Crumbs under the Lord’s Table. Where have we heard those words before? They are the words of the Syro-Phoenician woman, who took Jesus’ words – that she and her daughter were no different than the household dogs – and found in them a cause for hope. The Prayer of Humble Access takes this thought one step further – by acknowledging that we are even LESS worthy than the household dogs.

Why, then, do we approach this, the Lord’s Table? We do so, because of what follows next in this prayer:

“But thou art the same Lord, whose property is always to have mercy:”

Did you ever wonder about that word “same?” I used to think it was just an archaic artifact of 16th Century Cranmerian English. But, I was mistaken. As we address the Lord in this prayer, we acknowledge that we are addressing the SAME one whom the Syro-phoenician woman addressed. We are saying, “Lord, we know who you are, and that you are the same one who granted this woman the crumbs she asked for. She received those crumbs from you, and because she did, we who are even LESS worthy than she find courage to make our request.” And, that request is found in the next sentence of the prayer:

“Grant us therefore, gracious Lord, so to eat the flesh of thy dear Son Jesus Christ, and to drink his blood, …”

The Canaanitish woman happily asked for crumbs AND SHE GOT THEM. We, however, get something far, far more than crumbs. In John 6, Jesus tells us what we receive:

53Then Jesus said to them, "Most assuredly, I say to you, unless you eat the flesh of the Son of Man and drink His blood, you have no life in you. 54Whoever eats My flesh and drinks My blood has eternal life, and I will raise him up at the last day. 55For My flesh is food indeed, and My blood is drink indeed. 56He who eats My flesh and drinks My blood abides in Me, and I in him. 57As the living Father sent Me, and I live because of the Father, so he who feeds on Me will live because of Me. 58This is the bread which came down from heaven--not as your fathers ate the manna, and are dead. He who eats this bread will live forever."

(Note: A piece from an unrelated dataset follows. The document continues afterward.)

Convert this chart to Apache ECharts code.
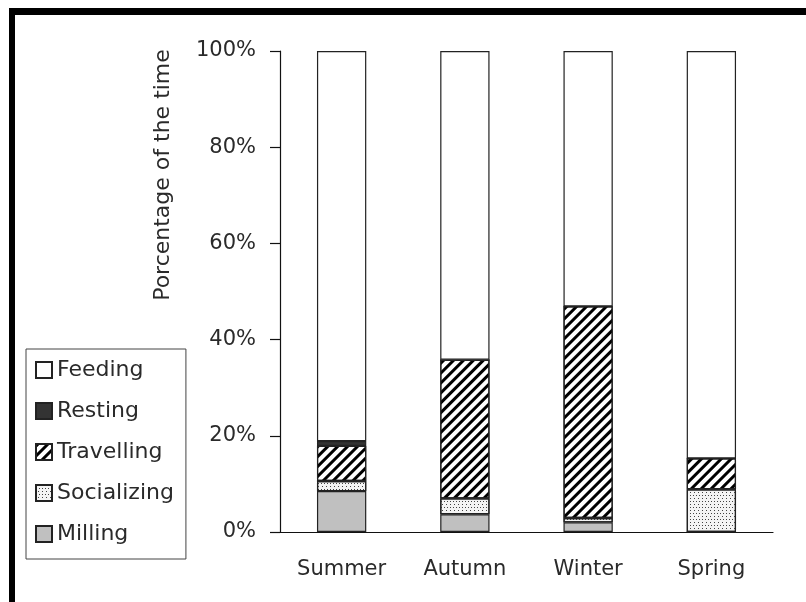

And so we pray, borrowing our words from the Syro-phoenician woman, to ask for something far, far beyond what she ever dreamed of asking for. And by the faithfulness of Christ and by the power of His Spirit, we receive from Him what we pray for. We do not pray for crumbs from under the Lord’s, but we ask to receive the very bread of heaven.

Grant us therefore, gracious Lord, so to eat the flesh of thy dear Son Jesus Christ, and to drink his blood, that our sinful bodies may be made clean by his Body, and our souls washed, through his most precious Blood, and that we may evermore dwell in him, and he in us.

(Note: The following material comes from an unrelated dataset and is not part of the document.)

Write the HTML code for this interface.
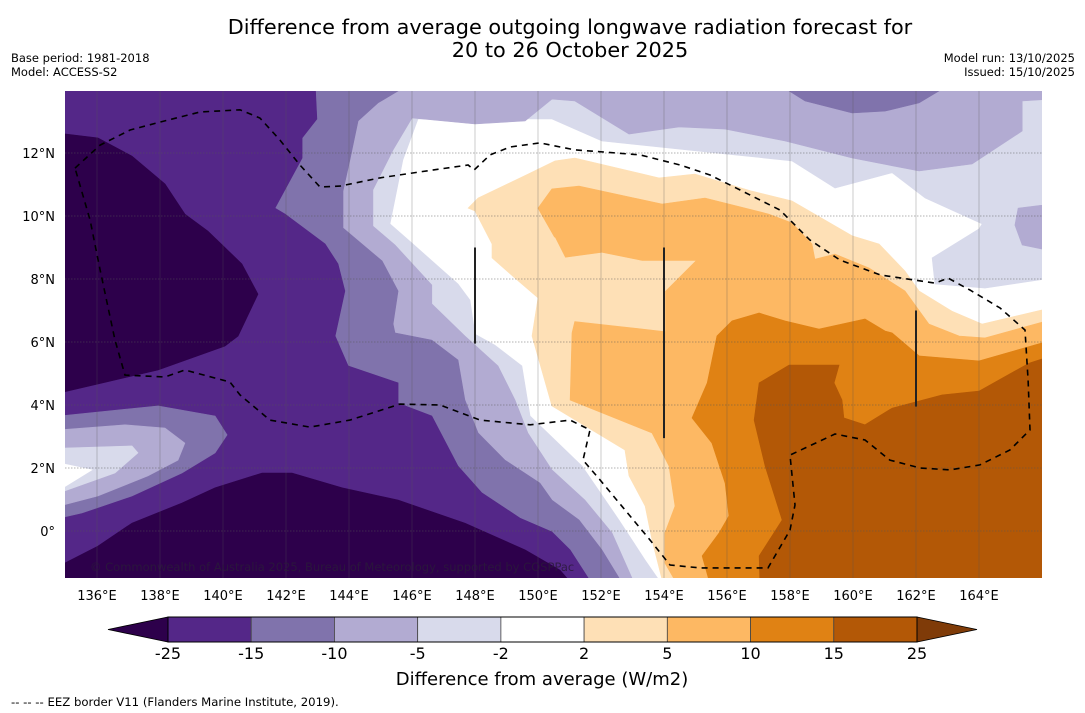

God grant us that as we speak with our mouths the words of this desperate mother, we may have the same faith she had in the same Lord to whom she appealed.

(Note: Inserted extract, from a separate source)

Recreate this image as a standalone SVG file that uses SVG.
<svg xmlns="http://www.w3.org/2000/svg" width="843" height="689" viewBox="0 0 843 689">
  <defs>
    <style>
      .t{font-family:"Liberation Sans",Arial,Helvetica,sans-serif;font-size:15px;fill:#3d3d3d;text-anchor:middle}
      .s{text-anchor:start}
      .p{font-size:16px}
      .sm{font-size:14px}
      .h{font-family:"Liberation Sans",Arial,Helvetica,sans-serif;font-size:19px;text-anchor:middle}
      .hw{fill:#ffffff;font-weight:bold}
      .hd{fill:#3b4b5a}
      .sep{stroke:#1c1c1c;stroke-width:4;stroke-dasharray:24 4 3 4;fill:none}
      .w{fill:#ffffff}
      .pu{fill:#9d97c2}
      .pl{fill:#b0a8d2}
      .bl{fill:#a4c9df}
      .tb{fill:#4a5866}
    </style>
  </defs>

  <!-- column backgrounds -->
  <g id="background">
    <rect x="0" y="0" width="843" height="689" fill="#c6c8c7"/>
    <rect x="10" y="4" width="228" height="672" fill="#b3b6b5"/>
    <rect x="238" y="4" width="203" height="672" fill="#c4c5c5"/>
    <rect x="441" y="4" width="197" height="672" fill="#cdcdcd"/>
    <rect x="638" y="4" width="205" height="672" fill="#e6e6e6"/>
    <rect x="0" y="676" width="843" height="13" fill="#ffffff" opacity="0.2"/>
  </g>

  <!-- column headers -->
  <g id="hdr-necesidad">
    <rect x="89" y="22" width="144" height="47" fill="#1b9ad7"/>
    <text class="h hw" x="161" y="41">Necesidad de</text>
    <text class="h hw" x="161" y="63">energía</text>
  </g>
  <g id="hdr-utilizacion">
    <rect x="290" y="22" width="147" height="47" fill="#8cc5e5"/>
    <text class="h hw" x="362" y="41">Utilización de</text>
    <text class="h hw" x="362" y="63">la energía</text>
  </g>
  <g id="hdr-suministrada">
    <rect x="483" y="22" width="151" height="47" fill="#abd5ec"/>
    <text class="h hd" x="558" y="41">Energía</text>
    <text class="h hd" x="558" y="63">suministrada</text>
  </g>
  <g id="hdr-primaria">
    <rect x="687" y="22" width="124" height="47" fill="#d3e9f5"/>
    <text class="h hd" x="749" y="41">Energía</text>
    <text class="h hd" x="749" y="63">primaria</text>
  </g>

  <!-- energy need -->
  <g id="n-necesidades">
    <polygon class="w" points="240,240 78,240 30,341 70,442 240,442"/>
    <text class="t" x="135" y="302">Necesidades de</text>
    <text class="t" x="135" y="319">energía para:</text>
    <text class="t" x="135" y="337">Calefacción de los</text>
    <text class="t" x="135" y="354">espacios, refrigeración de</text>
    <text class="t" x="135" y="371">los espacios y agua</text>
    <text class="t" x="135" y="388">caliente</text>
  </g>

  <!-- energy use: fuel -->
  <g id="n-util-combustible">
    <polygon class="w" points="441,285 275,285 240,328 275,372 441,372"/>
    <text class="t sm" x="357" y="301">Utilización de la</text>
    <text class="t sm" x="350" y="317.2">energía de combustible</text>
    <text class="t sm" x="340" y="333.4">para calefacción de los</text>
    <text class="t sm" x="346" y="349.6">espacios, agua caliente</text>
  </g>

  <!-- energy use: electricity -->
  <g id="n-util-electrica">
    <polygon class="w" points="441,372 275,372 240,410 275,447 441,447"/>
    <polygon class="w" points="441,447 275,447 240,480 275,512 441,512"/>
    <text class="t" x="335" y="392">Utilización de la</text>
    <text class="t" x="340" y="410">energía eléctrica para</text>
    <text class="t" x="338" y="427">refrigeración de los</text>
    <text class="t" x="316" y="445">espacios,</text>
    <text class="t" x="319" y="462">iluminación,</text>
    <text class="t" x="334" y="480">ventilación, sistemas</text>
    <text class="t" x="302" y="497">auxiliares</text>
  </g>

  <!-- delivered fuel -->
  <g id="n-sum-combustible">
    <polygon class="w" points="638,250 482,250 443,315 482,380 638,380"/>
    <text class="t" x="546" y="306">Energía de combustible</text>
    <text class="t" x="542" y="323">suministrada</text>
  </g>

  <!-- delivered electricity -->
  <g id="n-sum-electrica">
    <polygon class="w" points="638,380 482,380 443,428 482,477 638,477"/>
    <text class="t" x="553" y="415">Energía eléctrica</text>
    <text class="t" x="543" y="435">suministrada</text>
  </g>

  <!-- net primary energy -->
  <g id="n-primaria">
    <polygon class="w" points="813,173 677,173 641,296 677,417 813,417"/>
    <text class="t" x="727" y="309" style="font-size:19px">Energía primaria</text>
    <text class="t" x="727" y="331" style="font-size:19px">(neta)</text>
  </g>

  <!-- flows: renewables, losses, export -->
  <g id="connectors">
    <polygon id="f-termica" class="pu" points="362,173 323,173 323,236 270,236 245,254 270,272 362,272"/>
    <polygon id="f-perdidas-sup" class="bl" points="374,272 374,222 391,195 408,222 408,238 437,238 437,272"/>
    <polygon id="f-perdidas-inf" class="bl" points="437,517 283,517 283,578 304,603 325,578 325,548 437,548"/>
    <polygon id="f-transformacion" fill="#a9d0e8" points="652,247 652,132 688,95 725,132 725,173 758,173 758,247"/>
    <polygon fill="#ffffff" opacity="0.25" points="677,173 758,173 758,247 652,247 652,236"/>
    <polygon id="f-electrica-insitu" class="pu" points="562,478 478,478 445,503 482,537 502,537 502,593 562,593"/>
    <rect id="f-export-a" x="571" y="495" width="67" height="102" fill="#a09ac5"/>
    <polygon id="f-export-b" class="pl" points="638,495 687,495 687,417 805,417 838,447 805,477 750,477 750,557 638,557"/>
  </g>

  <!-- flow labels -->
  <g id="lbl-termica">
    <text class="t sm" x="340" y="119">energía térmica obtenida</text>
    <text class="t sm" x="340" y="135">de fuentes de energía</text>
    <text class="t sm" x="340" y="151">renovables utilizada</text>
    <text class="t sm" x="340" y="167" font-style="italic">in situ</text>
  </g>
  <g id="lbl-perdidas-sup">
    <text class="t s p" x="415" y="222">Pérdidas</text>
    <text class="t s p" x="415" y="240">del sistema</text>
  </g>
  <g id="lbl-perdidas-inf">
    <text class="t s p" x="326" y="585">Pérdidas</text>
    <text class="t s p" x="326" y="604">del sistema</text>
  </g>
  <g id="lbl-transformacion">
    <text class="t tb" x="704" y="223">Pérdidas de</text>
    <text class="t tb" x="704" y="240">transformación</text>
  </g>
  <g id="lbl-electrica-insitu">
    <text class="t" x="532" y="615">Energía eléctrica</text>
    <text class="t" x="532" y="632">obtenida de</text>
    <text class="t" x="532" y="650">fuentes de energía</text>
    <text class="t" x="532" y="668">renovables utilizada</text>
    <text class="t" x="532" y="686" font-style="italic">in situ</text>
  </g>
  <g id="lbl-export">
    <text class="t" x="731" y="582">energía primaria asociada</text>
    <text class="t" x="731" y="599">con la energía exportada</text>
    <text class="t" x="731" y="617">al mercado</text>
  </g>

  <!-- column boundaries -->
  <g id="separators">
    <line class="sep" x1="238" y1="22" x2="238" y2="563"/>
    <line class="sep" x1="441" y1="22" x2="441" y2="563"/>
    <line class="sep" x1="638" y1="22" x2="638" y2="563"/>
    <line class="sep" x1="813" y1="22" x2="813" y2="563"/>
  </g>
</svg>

God grant that when we take in our mouths the bread and the wine of the Eucharist, we may truly feed upon Him by very same faith in that very same Lord.

And, finally, for we whose souls are washed, through his most precious blood, for we whose bodies are made clean by His body, grant that we may find in our very lives the life of the one who died for us, so that we ever more dwell in Him, and He in us.

In the name of the Father, and of the Son, and of the Holy Spirit. Amen.